Work to complete – In the entries below, find the line containing "Generate a Python" and the line containing "plt.rcParams['axes.unicode_minus'] = False". Copy those two lines and everything between them exactly, without the pictures.

Entries supplied –
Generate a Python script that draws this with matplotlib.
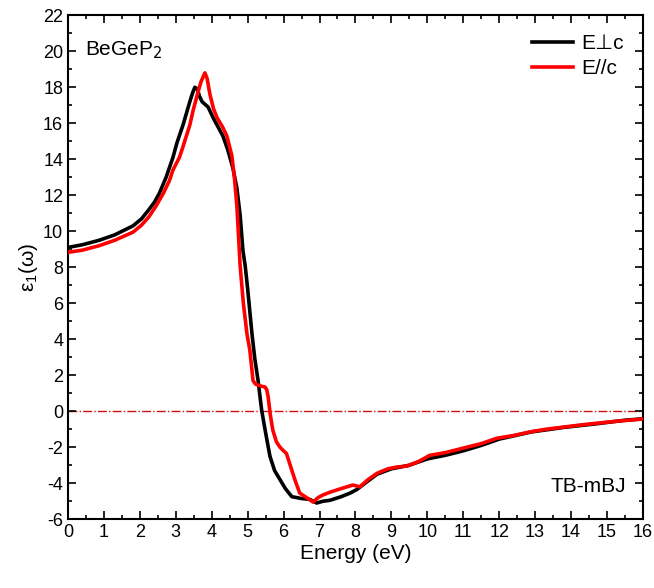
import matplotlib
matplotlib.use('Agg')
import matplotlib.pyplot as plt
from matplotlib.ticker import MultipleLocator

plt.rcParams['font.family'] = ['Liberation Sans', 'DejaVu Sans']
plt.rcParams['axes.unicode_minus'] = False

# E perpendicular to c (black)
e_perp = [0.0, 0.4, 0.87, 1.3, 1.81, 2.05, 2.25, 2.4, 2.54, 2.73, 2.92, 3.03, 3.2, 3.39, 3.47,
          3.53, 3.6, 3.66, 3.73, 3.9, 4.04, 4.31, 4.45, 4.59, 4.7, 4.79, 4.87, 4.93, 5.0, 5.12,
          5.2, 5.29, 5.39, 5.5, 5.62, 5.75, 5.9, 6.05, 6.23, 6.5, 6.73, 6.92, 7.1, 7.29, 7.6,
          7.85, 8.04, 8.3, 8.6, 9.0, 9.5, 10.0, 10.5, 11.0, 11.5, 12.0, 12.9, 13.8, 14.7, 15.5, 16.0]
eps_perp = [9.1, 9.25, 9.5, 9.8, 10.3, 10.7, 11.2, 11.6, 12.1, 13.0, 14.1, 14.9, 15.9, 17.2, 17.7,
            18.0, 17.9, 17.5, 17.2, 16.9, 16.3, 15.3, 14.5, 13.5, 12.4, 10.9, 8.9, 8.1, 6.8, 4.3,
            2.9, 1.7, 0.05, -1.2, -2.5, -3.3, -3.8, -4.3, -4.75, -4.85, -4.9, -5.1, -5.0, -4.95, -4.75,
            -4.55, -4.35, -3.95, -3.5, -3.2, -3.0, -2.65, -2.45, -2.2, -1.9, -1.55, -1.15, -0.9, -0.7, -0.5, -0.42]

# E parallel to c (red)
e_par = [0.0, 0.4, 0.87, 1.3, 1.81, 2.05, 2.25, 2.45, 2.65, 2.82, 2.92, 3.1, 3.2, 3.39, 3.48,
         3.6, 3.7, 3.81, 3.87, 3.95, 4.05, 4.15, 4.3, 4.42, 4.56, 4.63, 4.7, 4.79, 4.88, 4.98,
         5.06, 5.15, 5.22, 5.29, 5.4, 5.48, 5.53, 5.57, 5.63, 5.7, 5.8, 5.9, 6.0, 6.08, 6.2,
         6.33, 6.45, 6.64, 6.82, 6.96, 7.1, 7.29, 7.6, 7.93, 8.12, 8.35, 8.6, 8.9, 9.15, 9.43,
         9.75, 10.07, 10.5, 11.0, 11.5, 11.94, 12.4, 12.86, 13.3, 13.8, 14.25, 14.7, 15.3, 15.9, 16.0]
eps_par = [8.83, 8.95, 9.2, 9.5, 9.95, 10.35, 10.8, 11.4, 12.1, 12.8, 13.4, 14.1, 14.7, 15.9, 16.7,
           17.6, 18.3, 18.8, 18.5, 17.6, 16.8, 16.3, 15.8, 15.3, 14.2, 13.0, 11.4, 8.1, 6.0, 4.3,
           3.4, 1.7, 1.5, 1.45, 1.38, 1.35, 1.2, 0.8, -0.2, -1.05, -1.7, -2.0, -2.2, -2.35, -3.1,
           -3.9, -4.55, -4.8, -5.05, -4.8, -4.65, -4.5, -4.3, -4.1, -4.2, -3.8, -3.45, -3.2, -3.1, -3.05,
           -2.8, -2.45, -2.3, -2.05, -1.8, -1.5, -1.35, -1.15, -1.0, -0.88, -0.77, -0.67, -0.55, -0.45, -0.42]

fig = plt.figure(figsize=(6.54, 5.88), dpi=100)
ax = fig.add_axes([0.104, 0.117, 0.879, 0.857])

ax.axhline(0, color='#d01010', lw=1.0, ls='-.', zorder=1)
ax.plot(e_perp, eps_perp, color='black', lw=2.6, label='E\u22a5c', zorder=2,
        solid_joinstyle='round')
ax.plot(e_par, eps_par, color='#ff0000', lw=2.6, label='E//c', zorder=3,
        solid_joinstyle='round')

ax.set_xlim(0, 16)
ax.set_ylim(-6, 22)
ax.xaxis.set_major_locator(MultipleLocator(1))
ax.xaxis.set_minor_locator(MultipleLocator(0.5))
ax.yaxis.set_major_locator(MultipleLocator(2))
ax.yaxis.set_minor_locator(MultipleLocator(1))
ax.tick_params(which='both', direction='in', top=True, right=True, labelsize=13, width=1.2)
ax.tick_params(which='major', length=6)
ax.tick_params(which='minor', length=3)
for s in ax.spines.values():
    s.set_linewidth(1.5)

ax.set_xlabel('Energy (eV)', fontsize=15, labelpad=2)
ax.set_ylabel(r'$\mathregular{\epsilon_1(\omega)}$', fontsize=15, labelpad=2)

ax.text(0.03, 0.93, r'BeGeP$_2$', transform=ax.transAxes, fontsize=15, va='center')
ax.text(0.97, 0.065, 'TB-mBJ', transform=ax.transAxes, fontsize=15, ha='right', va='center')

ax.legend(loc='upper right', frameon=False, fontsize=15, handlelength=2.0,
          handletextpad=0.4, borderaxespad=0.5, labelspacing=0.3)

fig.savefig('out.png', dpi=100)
==
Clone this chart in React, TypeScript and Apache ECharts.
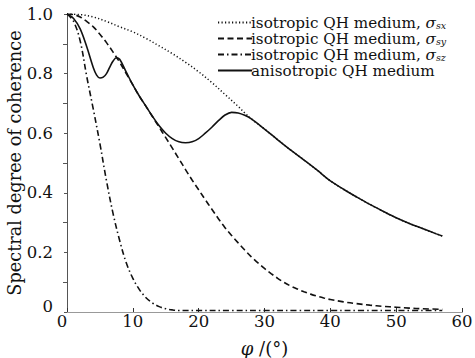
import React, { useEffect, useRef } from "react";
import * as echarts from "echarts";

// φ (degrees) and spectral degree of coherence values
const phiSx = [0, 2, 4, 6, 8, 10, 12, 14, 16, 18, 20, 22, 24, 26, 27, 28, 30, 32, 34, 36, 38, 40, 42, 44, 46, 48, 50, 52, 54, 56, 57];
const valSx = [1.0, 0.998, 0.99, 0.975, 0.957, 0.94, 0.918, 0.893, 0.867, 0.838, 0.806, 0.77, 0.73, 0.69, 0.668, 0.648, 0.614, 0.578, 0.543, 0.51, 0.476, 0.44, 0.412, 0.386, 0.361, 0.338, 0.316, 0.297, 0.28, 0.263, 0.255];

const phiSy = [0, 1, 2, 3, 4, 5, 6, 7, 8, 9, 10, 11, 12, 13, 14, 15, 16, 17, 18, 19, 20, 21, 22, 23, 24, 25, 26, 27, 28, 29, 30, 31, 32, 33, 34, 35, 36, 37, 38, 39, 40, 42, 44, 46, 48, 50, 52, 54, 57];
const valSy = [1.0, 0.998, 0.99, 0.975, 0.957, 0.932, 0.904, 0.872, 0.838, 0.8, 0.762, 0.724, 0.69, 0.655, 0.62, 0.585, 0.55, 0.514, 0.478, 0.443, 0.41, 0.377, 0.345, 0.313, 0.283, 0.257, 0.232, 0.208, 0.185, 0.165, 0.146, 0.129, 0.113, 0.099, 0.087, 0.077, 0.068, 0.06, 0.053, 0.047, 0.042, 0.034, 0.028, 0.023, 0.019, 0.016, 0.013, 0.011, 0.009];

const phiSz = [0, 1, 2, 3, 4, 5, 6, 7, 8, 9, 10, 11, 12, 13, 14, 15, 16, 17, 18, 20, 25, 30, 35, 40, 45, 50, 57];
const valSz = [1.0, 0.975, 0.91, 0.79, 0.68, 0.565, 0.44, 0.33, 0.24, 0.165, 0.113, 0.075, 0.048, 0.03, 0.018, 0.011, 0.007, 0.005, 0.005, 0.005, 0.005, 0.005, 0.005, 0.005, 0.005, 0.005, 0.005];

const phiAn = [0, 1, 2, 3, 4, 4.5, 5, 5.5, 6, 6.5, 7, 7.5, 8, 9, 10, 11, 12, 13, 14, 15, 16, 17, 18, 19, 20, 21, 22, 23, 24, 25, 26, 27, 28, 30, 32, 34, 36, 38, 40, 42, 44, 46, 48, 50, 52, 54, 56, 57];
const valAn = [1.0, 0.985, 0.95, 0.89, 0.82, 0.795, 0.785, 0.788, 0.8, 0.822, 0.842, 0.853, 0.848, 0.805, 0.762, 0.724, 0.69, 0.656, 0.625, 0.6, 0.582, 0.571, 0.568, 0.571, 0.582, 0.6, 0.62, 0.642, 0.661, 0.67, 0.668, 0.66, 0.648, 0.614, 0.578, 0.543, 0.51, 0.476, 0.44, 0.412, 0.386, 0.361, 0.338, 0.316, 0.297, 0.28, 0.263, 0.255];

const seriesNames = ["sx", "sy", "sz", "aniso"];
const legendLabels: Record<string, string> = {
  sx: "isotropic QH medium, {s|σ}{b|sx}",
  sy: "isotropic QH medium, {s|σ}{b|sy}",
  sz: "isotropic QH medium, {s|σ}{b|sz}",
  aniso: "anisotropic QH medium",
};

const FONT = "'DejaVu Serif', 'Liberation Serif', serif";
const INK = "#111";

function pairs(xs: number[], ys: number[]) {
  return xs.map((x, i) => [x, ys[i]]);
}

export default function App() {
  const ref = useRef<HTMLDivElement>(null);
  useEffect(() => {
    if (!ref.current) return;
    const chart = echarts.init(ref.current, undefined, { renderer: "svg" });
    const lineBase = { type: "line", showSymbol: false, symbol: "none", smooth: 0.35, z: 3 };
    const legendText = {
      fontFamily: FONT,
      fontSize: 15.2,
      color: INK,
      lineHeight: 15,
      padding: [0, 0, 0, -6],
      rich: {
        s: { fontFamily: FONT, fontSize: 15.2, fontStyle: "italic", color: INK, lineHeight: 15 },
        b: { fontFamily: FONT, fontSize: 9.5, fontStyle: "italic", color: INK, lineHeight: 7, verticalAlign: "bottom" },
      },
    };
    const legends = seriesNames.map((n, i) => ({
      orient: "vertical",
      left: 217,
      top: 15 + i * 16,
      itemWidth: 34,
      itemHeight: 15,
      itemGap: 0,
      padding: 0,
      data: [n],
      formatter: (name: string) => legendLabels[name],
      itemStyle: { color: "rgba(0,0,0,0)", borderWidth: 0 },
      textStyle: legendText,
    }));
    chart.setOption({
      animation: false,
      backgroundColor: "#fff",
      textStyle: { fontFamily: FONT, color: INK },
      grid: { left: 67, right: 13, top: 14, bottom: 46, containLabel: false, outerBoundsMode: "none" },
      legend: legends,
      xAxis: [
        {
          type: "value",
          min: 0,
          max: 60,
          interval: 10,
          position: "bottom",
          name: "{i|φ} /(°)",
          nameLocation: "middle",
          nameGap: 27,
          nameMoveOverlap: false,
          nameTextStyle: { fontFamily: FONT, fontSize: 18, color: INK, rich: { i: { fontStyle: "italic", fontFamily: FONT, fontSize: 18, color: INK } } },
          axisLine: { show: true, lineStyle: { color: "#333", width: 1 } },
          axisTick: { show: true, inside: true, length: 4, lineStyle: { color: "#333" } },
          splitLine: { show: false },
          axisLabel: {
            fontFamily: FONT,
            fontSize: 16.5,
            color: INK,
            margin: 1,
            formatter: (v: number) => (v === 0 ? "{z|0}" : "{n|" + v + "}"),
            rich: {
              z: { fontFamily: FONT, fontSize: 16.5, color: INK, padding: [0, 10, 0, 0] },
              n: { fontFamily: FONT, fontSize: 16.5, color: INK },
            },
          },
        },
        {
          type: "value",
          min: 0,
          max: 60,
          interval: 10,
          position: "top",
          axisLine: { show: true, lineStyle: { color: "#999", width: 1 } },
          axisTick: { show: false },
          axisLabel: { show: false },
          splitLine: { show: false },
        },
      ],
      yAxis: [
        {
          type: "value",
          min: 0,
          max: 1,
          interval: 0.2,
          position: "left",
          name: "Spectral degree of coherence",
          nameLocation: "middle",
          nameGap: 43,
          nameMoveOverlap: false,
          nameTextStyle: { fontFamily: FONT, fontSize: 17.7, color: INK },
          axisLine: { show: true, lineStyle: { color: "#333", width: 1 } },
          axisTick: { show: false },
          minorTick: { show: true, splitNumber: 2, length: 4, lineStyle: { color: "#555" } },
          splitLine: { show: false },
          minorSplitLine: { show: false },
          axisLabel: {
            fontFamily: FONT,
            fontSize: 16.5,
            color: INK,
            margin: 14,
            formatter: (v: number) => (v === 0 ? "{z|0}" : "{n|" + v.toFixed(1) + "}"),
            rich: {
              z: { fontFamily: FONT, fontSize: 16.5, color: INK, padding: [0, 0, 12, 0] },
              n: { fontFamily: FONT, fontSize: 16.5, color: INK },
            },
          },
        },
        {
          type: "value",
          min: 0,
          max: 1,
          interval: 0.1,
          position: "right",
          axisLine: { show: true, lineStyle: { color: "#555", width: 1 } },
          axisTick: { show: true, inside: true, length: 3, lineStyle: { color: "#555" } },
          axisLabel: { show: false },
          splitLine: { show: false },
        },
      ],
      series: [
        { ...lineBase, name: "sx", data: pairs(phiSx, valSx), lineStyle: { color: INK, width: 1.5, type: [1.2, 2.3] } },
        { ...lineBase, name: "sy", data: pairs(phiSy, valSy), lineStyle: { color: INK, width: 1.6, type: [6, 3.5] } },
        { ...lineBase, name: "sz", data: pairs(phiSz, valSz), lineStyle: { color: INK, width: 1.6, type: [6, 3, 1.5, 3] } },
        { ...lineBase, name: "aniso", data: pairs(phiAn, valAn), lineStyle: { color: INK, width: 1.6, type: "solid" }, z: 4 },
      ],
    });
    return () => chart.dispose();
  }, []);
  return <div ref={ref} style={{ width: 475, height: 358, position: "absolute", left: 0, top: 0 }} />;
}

Correct result –
Generate a Python script that draws this with matplotlib.
import matplotlib
matplotlib.use('Agg')
import matplotlib.pyplot as plt
from matplotlib.ticker import MultipleLocator

plt.rcParams['font.family'] = ['Liberation Sans', 'DejaVu Sans']
plt.rcParams['axes.unicode_minus'] = False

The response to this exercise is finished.